Heartbreak at Lansdowne Road as English have a ball

The boys in green collected their first Grand Slam medals in years yesterday at Lansdowne Road, but alas they were all English…

The boys in green collected their first Grand Slam medals in years yesterday at Lansdowne Road, but alas they were all English.

The convivial tradition of shirt-swapping gave a slightly misleading impression to the conclusion of a match which the visitors comfortably won, albeit by the flattering score of 42-6.

Those stalwarts of English rugby, Brigadier Barbour and Corporal Potbelly, filled Dublin for the weekend. It was too warm for the brigadier to wear his reliable waxed jacket, but the shaven-headed NCO sported his customary white T-shirt, with the umbilicus tastefully displayed as always.

They must have been impressed by the treatment of their national anthem.

READ MORE

Dublin is the only capital in the world which greets God Save the Queen with silence. It was not lack of ardour, merely good manners, as the crowd's spine-tingling rendition of Amhrán na bhFiann then testified.

The first half provided perhaps the most sumptuously pulsating rugby Lansdowne Road has seen in years, as the English second row forward Martin Johnston, soon discovered.
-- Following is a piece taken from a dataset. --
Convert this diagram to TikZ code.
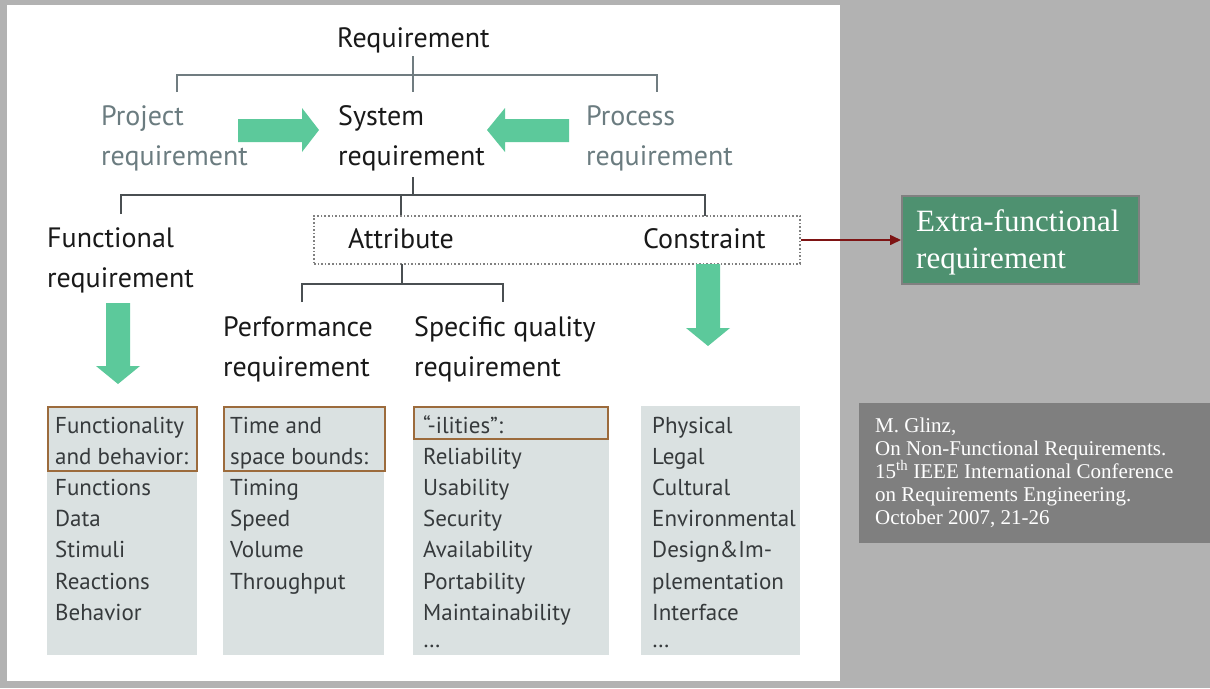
\documentclass[tikz,border=0pt]{standalone}
\usepackage{fontspec}
\setmainfont{PT Sans}
\newfontfamily\seriffont{Liberation Serif}
\usetikzlibrary{arrows.meta}
\definecolor{bg}{HTML}{B2B2B2}
\definecolor{grn}{HTML}{5CC99B}
\definecolor{boxfill}{HTML}{DAE1E1}
\definecolor{hdrbrown}{HTML}{9C6B3C}
\definecolor{darkred}{HTML}{7E1414}
\definecolor{extra}{HTML}{4E9170}
\definecolor{citegray}{HTML}{7F7F7F}
\definecolor{graytxt}{HTML}{6B7C80}
\definecolor{treeline}{HTML}{4A4F52}
\definecolor{treelight}{HTML}{707C80}
\definecolor{listtxt}{HTML}{363A3C}
\begin{document}
\begin{tikzpicture}[x=1pt,y=-1pt,
  lbl/.style={inner sep=0pt, anchor=base west, align=left, text=black!90,
    font=\fontsize{28}{40}\selectfont},
  glbl/.style={lbl, text=graytxt},
  listtext/.style={inner sep=0pt, anchor=base west, align=left, text=listtxt,
    font=\fontsize{23}{31.2}\selectfont},
  tree/.style={draw=treeline, line width=1.4pt},
  treetop/.style={draw=treelight, line width=1.3pt},
  listbox/.style={fill=boxfill},
  hdr/.style={draw=hdrbrown, line width=2.6pt},
  bigarrow/.style={fill=grn},
]
\useasboundingbox (0,0) rectangle (1210,688);
\fill[bg] (0,0) rectangle (1210,688);
\fill[white] (7,5) rectangle (840,681);

% ---- labels (base anchor = baseline of the last line)
\node[lbl] (req) at (337,47) {Requirement};
\node[glbl] (proj) at (101,165) {Project\\requirement};
\node[lbl] (sys) at (338,165) {System\\requirement};
\node[glbl] (proc) at (586,165) {Process\\requirement};
\node[lbl] (func) at (47,287) {Functional\\requirement};
\node[lbl] (attr) at (348,248) {Attribute};
\node[lbl] (cons) at (643,248) {Constraint};
\node[lbl] (perf) at (223,376) {Performance\\requirement};
\node[lbl] (spec) at (414,376) {Specific quality\\requirement};

% ---- tree coordinates
\coordinate (r0) at (413,56);
\coordinate (r1) at (413,92);
\coordinate (rl) at (177,75);
\coordinate (rr) at (657,75);
\coordinate (rl1) at (177,92);
\coordinate (rr1) at (657,92);
\draw[treetop] (r0) -- (r1);
\draw[treetop] (rl1) -- (rl) -- (rr) -- (rr1);

\coordinate (s0) at (413,177);
\coordinate (s1) at (413,195);
\coordinate (sl) at (121,195);
\coordinate (sr) at (705,195);
\coordinate (sl1) at (121,214);
\coordinate (sm) at (401,195);
\coordinate (sm1) at (401,216);
\coordinate (sr1) at (705,216);
\draw[tree] (s0) -- (s1);
\draw[tree] (sl1) -- (sl) -- (sr) -- (sr1);
\draw[tree] (sm) -- (sm1);

% dotted group box
\node[draw=black!50, dotted, line width=1.6pt, minimum width=486pt, minimum height=48pt,
  inner sep=0pt] (grp) at (557,240) {};

\coordinate (a0) at (402,264);
\coordinate (a1) at (402,284);
\coordinate (al) at (302,284);
\coordinate (ar) at (503,284);
\coordinate (al1) at (302,302);
\coordinate (ar1) at (503,302);
\draw[tree] (a0) -- (a1);
\draw[tree] (al1) -- (al) -- (ar) -- (ar1);

% ---- green block arrows
\fill[bigarrow] (238,119) -- (302,119) -- (302,108) -- (319,130) -- (302,152) -- (302,142) -- (238,142) -- cycle;
\fill[bigarrow] (569,119) -- (505,119) -- (505,108) -- (487,130) -- (505,152) -- (505,142) -- (569,142) -- cycle;
\fill[bigarrow] (106,303) -- (130,303) -- (130,366) -- (140,366) -- (118,384) -- (96,366) -- (106,366) -- cycle;
\fill[bigarrow] (696,264) -- (720,264) -- (720,328) -- (730,328) -- (708,346) -- (686,328) -- (696,328) -- cycle;

% ---- extra-functional box
\node[fill=extra, draw=black!50, line width=2pt, minimum width=237pt, minimum height=88pt,
  inner sep=0pt] (xbox) at (1020.5,240) {};
\node[inner sep=0pt, anchor=base west, align=left, text=white,
  font=\seriffont\fontsize{31}{37}\selectfont] (xtxt) at (916,268) {Extra-functional\\requirement};
\draw[darkred, line width=1.6pt, -{Triangle[length=11pt,width=10pt]}] (grp.east) -- (xbox.west);

% ---- list boxes
\fill[listbox] (47,406) rectangle (197,655);
\fill[listbox] (223,406) rectangle (384,655);
\fill[listbox] (413,406) rectangle (609,655);
\fill[listbox] (641,406) rectangle (800,655);
\draw[hdr] (48,407) rectangle (197,471);
\draw[hdr] (224,407) rectangle (385,471);
\draw[hdr] (414,407) rectangle (608,439);

\node[listtext] (l1) at (55,620.2) {Functionality\\and behavior:\\Functions\\Data\\Stimuli\\Reactions\\Behavior};
\node[listtext] (l2) at (230,589) {Time and\\space bounds:\\Timing\\Speed\\Volume\\Throughput};
\node[listtext] (l3) at (423,647) {“-ilities”:\\Reliability\\Usability\\Security\\Availability\\Portability\\Maintainability\\[-4.4pt]…};
\node[listtext] (l4) at (652,647) {Physical\\Legal\\Cultural\\Environmental\\Design\&Im-\\plementation\\Interface\\[-4.4pt]…};

% ---- citation
\fill[citegray] (859,403) rectangle (1210,543);
\node[inner sep=0pt, anchor=base west, align=left, text=white,
  font=\seriffont\fontsize{21}{23}\selectfont] (cite) at (875,524)
  {M. Glinz,\\On Non-Functional Requirements.\\15\textsuperscript{th} IEEE International Conference\\on Requirements Engineering.\\October 2007, 21-26};
\end{tikzpicture}
\end{document}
He is best known for his trademark cry, "Wot: Me, Ref?", pointing to himself with a look of incredulous innocence.

He was, however, quite lost for words when the mighty Victor Costello turned him upside down and shook him like a salt cellar in a chip-shop.

Geordan Murphy caught the eye with some neat fandagoes through the outer ramparts of the English defence, but worryingly, for all their possession, Ireland never got an unimpeded sight of the English line.

England were fortunate to be 13-6 up at half-time, but there was nothing lucky about their performance afterwards.

They did not so much pitch camp in the Irish half as build a housing estate there, and the English out-half Jonny Wilkinson, the number eight Lawrence Dallaglio and Wot: Me, Ref? were immense.

All Irish attempts to break through the English defence resembled an escape plot by goldfish against the aquarium's glass walls.

Then, in the dying minutes, we were treated to a hallucinogenic trip to yesteryear; when Ireland felt it was somehow inhospitable not to gift their guests a few tries.

At the start, you could have heard The Fields of Athenry in Athenry, Mississippi. By the end, the puzzled residents of that town could hear the more familiar Swing Low, Sweet Chariot coming from the east, as Brigadier Barbour and Corporal Potbelly chorally celebrated score after score for the visitors.

The green grass of Lansdowne Road was now the property of England's outhalf: Wilkinson's sward.

Next stop the World Cup, with the knowledge that Ireland is now a top-flight second division team, and with better still to come.